Thursday, May 30, 2002

Boise's Basque Voice

This article appeared at the Idaho Statesman a couple of weeks before I started blogging.

I reproduce it here because it is quite important, it shows the international community that the Basque quest for self determination has many sides.

Here you have it:

Sunday, November 4, 2001

Ambassador's visit brings Basque question home

In 1979, when the first Spanish ambassador to visit Boise was in town, he was not permitted to meet at the Basque Center. On Saturday, Ambassador Javier Ruperez got inside what locals call the "House of the Basques." But deep differences remain between Spain and Idaho Basques, who represent the largest population outside the homeland and who continue to press for a referendum on Basque independence.
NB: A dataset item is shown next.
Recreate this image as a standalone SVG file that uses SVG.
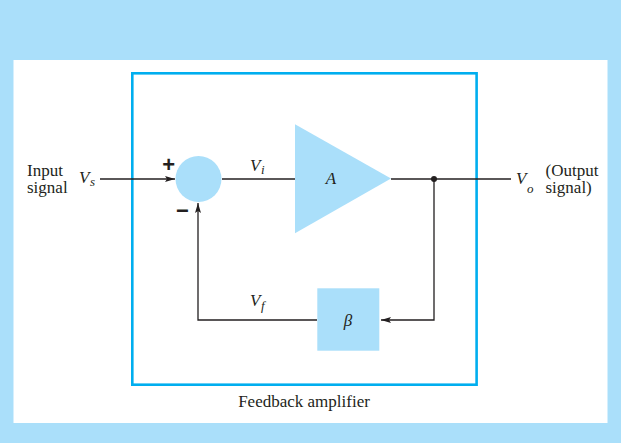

After a closed-door lunch that lasted an hour longer than planned, Sen. Larry Craig was the first to emerge from the meeting, looking a bit shellshocked. "We got into a very spirited discussion," said Craig, who had met Ruperez on a trip to Spain and arranged his visit to Idaho.

"It got pretty heated, unexpectedly so," said Roy Eiguren, an influential Boise Basque and Spain's honorary vice consul in Idaho. The nut of the conflict is this: Ruperez and his boss, Prime Minister Jose Maria Aznar, see the issue of Basque self-determination not as a political problem but as a matter of crushing the separatist terrorist group ETA, which has killed 900 people in 30 years. The government rejects proposals for talks with ETA's political arm, Idaho Secretary of State Pete Cenarrusa's call for a brokered peace like that engineered in Northern Ireland by George Mitchell, and for an independence referendum in the four Basque provinces. "It is the overall conviction of the Spanish people that we don't have a political crisis," Ruperez said in an interview. "It should be solved mainly through the law enforcement agencies."

To put a referendum on independence to the people would be akin to letting an American state break away, Ruperez said. "We have one single country. We don't consider the possibility of splitting it up."

Aznar has characterized Basque nationalism, both violent and non-violent, as a "Nazi ideology." Ruperez offered his own bit of hot rhetoric: "I don't really care about the foment of Basque independence. What we do care about is violence." His passion is understandable. In 1979, the year Ruperez was elected to the Spanish Parliament, he was kidnapped by ETA and held for a month. Though he says that has no influence on his views, his voice betrayed bitterness when he said, "Those who kidnapped me, they are back on the streets, and not only back in the streets, but in the Basque Parliament."

Cenarrusa, who has been working on improving the lot of the Basque homeland for 30 years, wound up getting into what diplomats like to call "a frank and open" discussion. I wasn't in the meeting, but hearing it described afterward, it sounded rough and tumble.

Sitting around the same table after the lunch, I spoke with several of the principals, including Cenarrusa, Eiguren, Rep. David Bieter, D-Boise, Deputy Secretary of State Ben Ysursa and Gloria Totoricaguena, a Basque academic who lives in Boise.

"The ambassador gave his spiel but he didn't say anything about what the problems are over there," Cenarrusa said. "He talked about ETA, but I said, 'Where did ETA start?' It started with (Fascist Dictator Francisco) Franco suppressing Basque culture and assassinating people. Our end is to get rid of ETA, and he shares that goal," Cenarrusa said.

"But our other end is to allow the Basques self-determination," said Beiter, "and we don't share that goal." Ruperez rejects as a model two votes on separation in Canada's French-speaking Quebec, calling such a move "whimsy," and an attack at the "indivisibility" of Spain.

Beiter plans a memorial in the next Legislature urging Congress to back a referendum on Basque independence. "It's not whimsy. It's thousands of years of differences of language and culture. Quebec is the parallel. They got to vote."

That sentiment is gaining ground in Europe, where nationalist movements in Scotland and Wales may one day secure elections on independence. In September, the British magazine The Economist said Spain fuels terrorist sentiment: "Mr. Aznar's obduracy on the political front is playing into the extremists' hands – by pointlessly antagonizing the non-violent Basque majority." The Economist predicted independence would be rejected by voters, just as it was in Canada, a view Ruperez shares. But until his government changes, perhaps with Aznar's retirement in 2004, movement on resolving the Basque question seems unlikely.